Meclis başkanının bu önerisi ne bireysel, ne tesadüfi, ne de zamansız! Meclis başkanı iktidar mahfillerinde planlanan bir projenin açılış vuruşunu yaptı. Merak etmeyiniz, devamı da gelecek…
Proje en özet haliyle: kaçınılmaz görünen  anayasa referandumuna giden önümüzdeki birkaç ayı  müslümanlar, müslümanlığa karşı olanlar-siz bu başlığın altını din düşmanları, ateistler….vb bir çok sıfatla doldurabilirsiniz- arasındaki bir cepheleşme süreci haline getirmek. Bu süreç projenin kısa vadeli hedefi, tabii ki! Diyelim ki bu kısa vadede projeyi uygulama imkanını bulamadılar. Tabii ki vazgeçecek değiller.

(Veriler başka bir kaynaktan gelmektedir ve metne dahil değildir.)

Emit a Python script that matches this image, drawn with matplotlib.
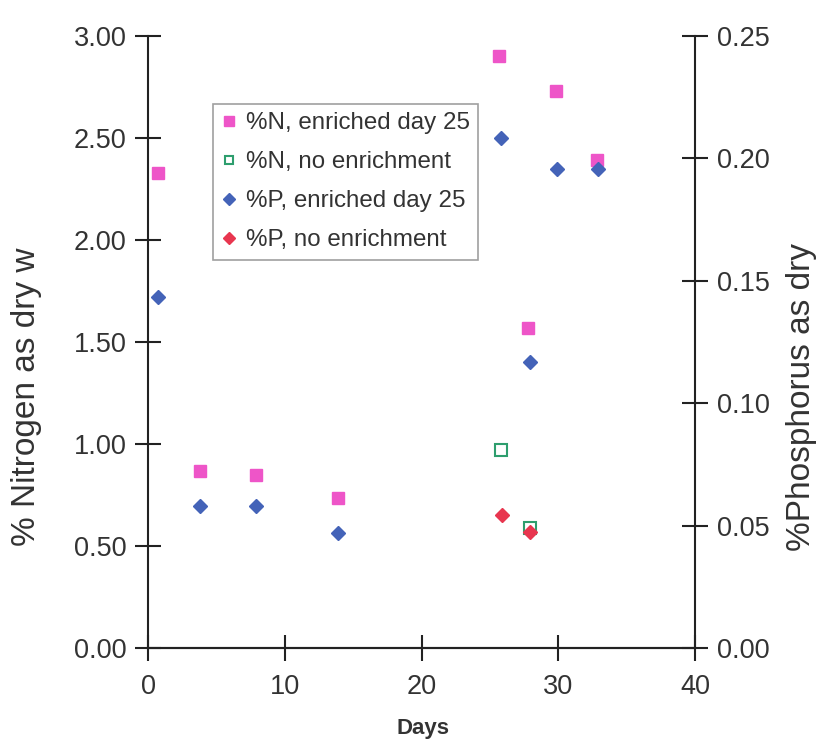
import numpy as np
import matplotlib
matplotlib.use('Agg')
import matplotlib.pyplot as plt

plt.rcParams['font.family'] = ['Liberation Sans', 'DejaVu Sans']

# datos
days_n_enr = [0.7, 3.8, 7.9, 13.9, 25.7, 27.8, 29.8, 32.8]
n_enr = [2.33, 0.87, 0.85, 0.735, 2.90, 1.57, 2.73, 2.39]
days_n_no = [25.8, 27.9]
n_no = [0.97, 0.59]
days_p_enr = [0.7, 3.8, 7.9, 13.9, 25.8, 27.9, 29.9, 32.9]
p_enr = [0.1434, 0.058, 0.058, 0.047, 0.2083, 0.117, 0.1957, 0.1957]
days_p_no = [25.9, 27.9]
p_no = [0.0543, 0.0474]

txt = '#333333'
pink = '#ee55c8'
green = '#2e9e6e'
blue = '#4463b8'
red = '#e8364f'

fig = plt.figure(figsize=(8.16, 7.4), dpi=100)
ax = fig.add_axes([148/816, 92/740, 547/816, 612/740])
ax2 = ax.twinx()

h1, = ax.plot(days_n_enr, n_enr, 's', color=pink, ms=9, mec=pink, label='%N, enriched day 25')
h2, = ax.plot(days_n_no, n_no, 's', mfc='none', mec=green, mew=1.5, ms=8, label='%N, no enrichment')
h3, = ax2.plot(days_p_enr, p_enr, 'D', color=blue, ms=7.5, label='%P, enriched day 25')
h4, = ax2.plot(days_p_no, p_no, 'D', color=red, ms=7.5, label='%P, no enrichment')

ax.set_xlim(0, 40)
ax.set_ylim(0, 3.0)
ax2.set_ylim(0, 0.25)
ax.set_xticks(np.arange(0, 41, 10))
ax.set_yticks(np.arange(0, 3.01, 0.5))
ax.set_yticklabels(['%.2f' % v for v in np.arange(0, 3.01, 0.5)])
ax2.set_yticks(np.arange(0, 0.251, 0.05))
ax2.set_yticklabels(['%.2f' % v for v in np.arange(0, 0.251, 0.05)])

for a in (ax, ax2):
    a.spines['top'].set_visible(False)
    for s in a.spines.values():
        s.set_color('#222222')
        s.set_linewidth(1.5)
    a.tick_params(direction='inout', length=19, width=1.5, color='#222222',
                  labelsize=19.5, labelcolor=txt, pad=6)
ax.tick_params(axis='x', pad=9)
ax2.spines['left'].set_visible(False)
ax.spines['right'].set_visible(False)

ax.set_xlabel('Days', fontsize=16, fontweight='bold', color=txt)
ax.xaxis.set_label_coords(0.503, -0.114)
ax.set_ylabel('% Nitrogen as dry w', fontsize=24, color=txt)
ax.yaxis.set_label_coords(-0.194, 0.41)
ax2.set_ylabel('%Phosphorus as dry', fontsize=24, color=txt)
ax2.yaxis.set_label_coords(1.166, 0.41)

leg = ax2.legend(handles=[h1, h2, h3, h4], loc='upper left',
                 bbox_to_anchor=((213-148)/547, (648-104)/612),
                 fontsize=17.4, frameon=True, fancybox=False, markerscale=0.75,
                 handlelength=0.6, handletextpad=0.4, borderpad=0.35,
                 labelspacing=0.7, borderaxespad=0)
leg.get_frame().set_edgecolor('#888888')
leg.get_frame().set_linewidth(1.2)
for t in leg.get_texts():
    t.set_color(txt)

fig.savefig('out.png', dpi=100)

Aslında onların derdi anayasada laiklik ibaresinin geçip geçmemesi de değil. Siz anayasaya öyle anlayışlar yerleştirirsiniz ki kırk yerde ‘laiklik’ ifadesi de geçse hiçbir anlamı olmayabilir. Hatta aslına bakarsanız; iktidar tekeli onlarda olduğu sürece anayasada belirlenen laiklik anlayışıyla hiçbir problemleri de olmayabilir. Sonuç olarak onların iktidara gelişleri bu ‘laik’ anayasa altında gerçekleşmedi mi? Anayasada ifadesini bulan ‘laiklik’ anlayışı-siz buna laiklik der misiniz, bilemem- sonuç olarak dinin devletleştirilmesi değil midir? Eğer siz devleti tekelinize almışsanız, bu şekilsel laiklik kavramıyla ne derdiniz olabilir? Karışık mı oldu, açayım…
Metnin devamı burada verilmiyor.